In the world of Apple, iPhone, iPad, Apple Watch, Mac and Apple TV, the work by the late Steve Jobs was infilled with a core understanding of craftsmanship that he understood from his father:

"When you're a carpenter making a beautiful chest of drawers, you're not going to use a piece of plywood on the back, even though it faces the wall and nobody will ever see it. You'll know it's there, so you're going to use a beautiful piece of wood in the back. For you to sleep well at night, the aesthetic, the quality, has to be carried all the way through."

And those words, ingrained in Steve Jobs way of thinking influenced how he led the team to craft many of Apple's iconic products, steeped with craftsmanship from its circuit boards to the aluminium on the Apple laptop which I am writing this piece.

Note about the AA's Strawberry Table:

The AA Archive has written a blog post on the annual tradition of strawberry tables at graduation.

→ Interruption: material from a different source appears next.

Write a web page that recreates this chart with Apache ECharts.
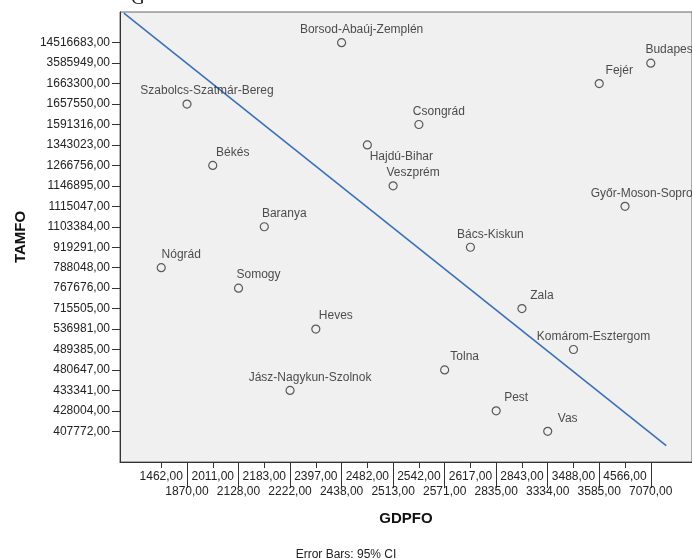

At the ceremony each year a Unit tutor and their students are enlisted to design and create a strawberry table to hold a buffet of strawberries for attendees. Designs are experimental, ephemeral and ambitious.

The AA Photo Library holds photographs of jubilant students, staff, family and guests, standing by (rapidly emptying) strawberry tables, champagne in hand. Photographs of strawberry tables from the 1980s and 1990s were in Chings Yard, where they historically resided during the Projects Review, but also photographs of more recent tables from the 2000s onwards looking resplendent in sunny Bedford Square.